Is greed killing NASCAR?

NASCAR, stock car racing, crashing and burning
Not long ago, stock car racing was the most-watched, most profitable professional sport in America and one of the biggest in the world (surpassed internationally only by soccer... or "football" or "futbol" or whatever).  Which isn't bad at all for a spectator sport which has humble beginnings in the manufacture and transport of illegal moonshine throughout the southeastern United States.  And that is where NASCAR's most faithful and stalwart fans have always been found, along with its most celebrated and capable drivers.

Lately however, NASCAR seems to have forgot "who brung them to the dance": those same longtime fans, most of whom have decades of loyalty notched on their belts.  Speedway Motorsports' owner and CEO Bruton Smith had this to say last week when it was announced that NASCAR was moving one of Charlotte's races to Las Vegas: "When the game is over, it'll be money, money, money... Money will move it."

NASCAR's big wigs are poised to lose it all if they keep going at this pace, so writes friend and colleague Doug Smith.  The owners and executives are selling out stock car racing's core fans by having events all over the map, taking them away from longstanding venues such as Rockingham and Darlington.  In other words: the pursuit of a higher profit is destroying what made NASCAR profitable to begin with...
I've written for several years that I wouldn't be surprised to see Nascar fold by 2020-2025. Or at the very least, there would be races that weren't televised live any more, if at all. Regrettably, there are enough sheep out there to keep the sport alive but I see no reason to change my prediction about Nascar on television because any sport depends on its traditional fanbase to support it in hard times. Nascar's attendance and ratings have been down for years and it can be traced right back to the unholy trinity's concentrated efforts to run off the traditional fans. MLB, NBA, NFL, NHL, Soccer, Tennis, Golf, other auto racing bodies such as Indy and F1, and nearly every other sport I can think of tries at least to innovate but still remaining loyal to their core fanbase. In the case of MLB, I think they try too hard sometimes to do this since it hinders progress that could actually make the game better, but they are at least trying to keep their core fans.

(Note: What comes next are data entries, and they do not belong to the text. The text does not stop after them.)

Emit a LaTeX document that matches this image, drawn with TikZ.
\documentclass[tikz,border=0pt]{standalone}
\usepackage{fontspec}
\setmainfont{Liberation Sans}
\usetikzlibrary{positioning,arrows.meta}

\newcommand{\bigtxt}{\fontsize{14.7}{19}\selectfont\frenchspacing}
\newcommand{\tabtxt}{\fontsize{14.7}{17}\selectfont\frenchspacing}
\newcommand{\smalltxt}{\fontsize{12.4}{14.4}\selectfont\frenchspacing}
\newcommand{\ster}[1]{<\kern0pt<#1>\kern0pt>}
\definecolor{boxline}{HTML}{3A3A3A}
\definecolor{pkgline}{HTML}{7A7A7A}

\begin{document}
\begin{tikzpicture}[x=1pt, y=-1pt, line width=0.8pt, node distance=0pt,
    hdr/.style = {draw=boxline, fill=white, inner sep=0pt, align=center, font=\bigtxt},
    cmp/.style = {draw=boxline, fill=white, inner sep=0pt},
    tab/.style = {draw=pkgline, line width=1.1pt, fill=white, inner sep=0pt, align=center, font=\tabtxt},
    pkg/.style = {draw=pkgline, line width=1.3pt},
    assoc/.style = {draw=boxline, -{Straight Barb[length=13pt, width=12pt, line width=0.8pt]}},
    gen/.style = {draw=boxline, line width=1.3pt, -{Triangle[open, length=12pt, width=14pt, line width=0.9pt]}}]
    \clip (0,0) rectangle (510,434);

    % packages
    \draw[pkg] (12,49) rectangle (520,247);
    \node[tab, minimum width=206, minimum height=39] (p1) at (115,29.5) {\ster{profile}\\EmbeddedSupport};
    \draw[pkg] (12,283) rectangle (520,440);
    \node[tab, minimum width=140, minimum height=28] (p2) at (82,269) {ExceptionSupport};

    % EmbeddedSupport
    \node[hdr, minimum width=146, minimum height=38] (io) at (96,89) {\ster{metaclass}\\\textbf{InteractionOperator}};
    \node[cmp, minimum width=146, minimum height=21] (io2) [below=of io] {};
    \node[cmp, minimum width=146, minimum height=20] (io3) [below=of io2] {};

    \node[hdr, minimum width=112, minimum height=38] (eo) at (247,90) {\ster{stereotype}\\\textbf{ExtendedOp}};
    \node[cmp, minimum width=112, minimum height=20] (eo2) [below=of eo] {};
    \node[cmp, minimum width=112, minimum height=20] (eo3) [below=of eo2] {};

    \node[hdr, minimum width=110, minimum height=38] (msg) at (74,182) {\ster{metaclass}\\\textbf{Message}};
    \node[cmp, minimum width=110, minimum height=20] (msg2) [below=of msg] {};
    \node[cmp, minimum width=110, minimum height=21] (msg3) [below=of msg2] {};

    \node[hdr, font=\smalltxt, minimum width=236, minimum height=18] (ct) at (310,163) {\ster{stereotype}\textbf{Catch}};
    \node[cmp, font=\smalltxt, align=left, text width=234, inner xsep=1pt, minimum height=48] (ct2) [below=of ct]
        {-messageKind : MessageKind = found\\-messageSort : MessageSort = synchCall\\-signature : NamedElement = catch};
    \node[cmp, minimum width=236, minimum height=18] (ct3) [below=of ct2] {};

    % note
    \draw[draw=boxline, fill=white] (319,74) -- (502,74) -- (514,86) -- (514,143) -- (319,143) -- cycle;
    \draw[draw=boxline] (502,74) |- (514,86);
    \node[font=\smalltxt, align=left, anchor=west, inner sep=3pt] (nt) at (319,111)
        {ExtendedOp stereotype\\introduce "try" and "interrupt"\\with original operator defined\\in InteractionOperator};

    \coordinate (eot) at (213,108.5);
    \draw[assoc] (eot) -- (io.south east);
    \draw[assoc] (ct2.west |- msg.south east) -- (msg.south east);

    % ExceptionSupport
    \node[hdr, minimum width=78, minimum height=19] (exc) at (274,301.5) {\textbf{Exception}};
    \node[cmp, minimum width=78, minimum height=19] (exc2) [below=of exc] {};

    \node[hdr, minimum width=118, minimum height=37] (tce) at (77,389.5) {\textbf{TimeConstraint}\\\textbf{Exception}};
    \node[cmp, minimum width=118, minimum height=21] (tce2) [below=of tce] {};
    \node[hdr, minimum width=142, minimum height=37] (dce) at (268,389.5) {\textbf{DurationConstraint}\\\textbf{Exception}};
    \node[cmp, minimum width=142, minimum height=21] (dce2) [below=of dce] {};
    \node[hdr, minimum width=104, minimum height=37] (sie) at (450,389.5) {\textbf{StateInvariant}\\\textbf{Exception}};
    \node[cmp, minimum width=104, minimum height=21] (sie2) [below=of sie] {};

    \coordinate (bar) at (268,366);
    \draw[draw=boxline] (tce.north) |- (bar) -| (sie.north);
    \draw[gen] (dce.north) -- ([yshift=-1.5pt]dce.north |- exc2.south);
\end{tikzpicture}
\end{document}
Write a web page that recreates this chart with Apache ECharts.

Nascar on the other hand doesn't subscribe to this theory. They think that the fairweather fans are the group they need to go after. I'm not saying they shouldn't try to lure in new fans but I am saying that perhaps if they didn't mess with things that worked to draw in fans for over 50 years previously, perhaps they might actually draw in some new fans without running off millions of fans that Bill France Sr and Jr worked for a combined 55 years to draw in.
Crash here for more of Doug's thoughts.  It's well worth reading and pondering, whether you are a fan of NASCAR or are a student of corporate decision-making (if there really is such a thing...)


Scoke said...

Bruton Smith likes to say things for the sake of saying them to see what kind of things pop up from it. He's kind of a troll, so you have to take what he says with a grain of salt. The drivers in the garage don't even think the race will be moved to Vegas.

To be honest, it doesn't really matter to me. The racing seen at Charlotte and Vegas is similar. What NASCAR needs to do is dump dates of 1.5 milers and tackle more short tracks and road course events, while at the same time decreasing the amount of race dates they have per season. That's the best way to save money, and puts more emphasis on the actual races because there's not as much time to get in the championship hunt, 1 race at a track per season is more special than 2, etc. etc.

That being said, NASCAR will continue to do whatever it is they're doing, because they hate change and they hate listening to the core fans even more. They're too busy sucking the teat of Danica Patrick and the crook Rick Hendrick while essentially becoming the Toyota Racing Series.

You want real racing, as always, go to your local short tracks, whether they be dirt or pavement, and make your opinions known with your wallet.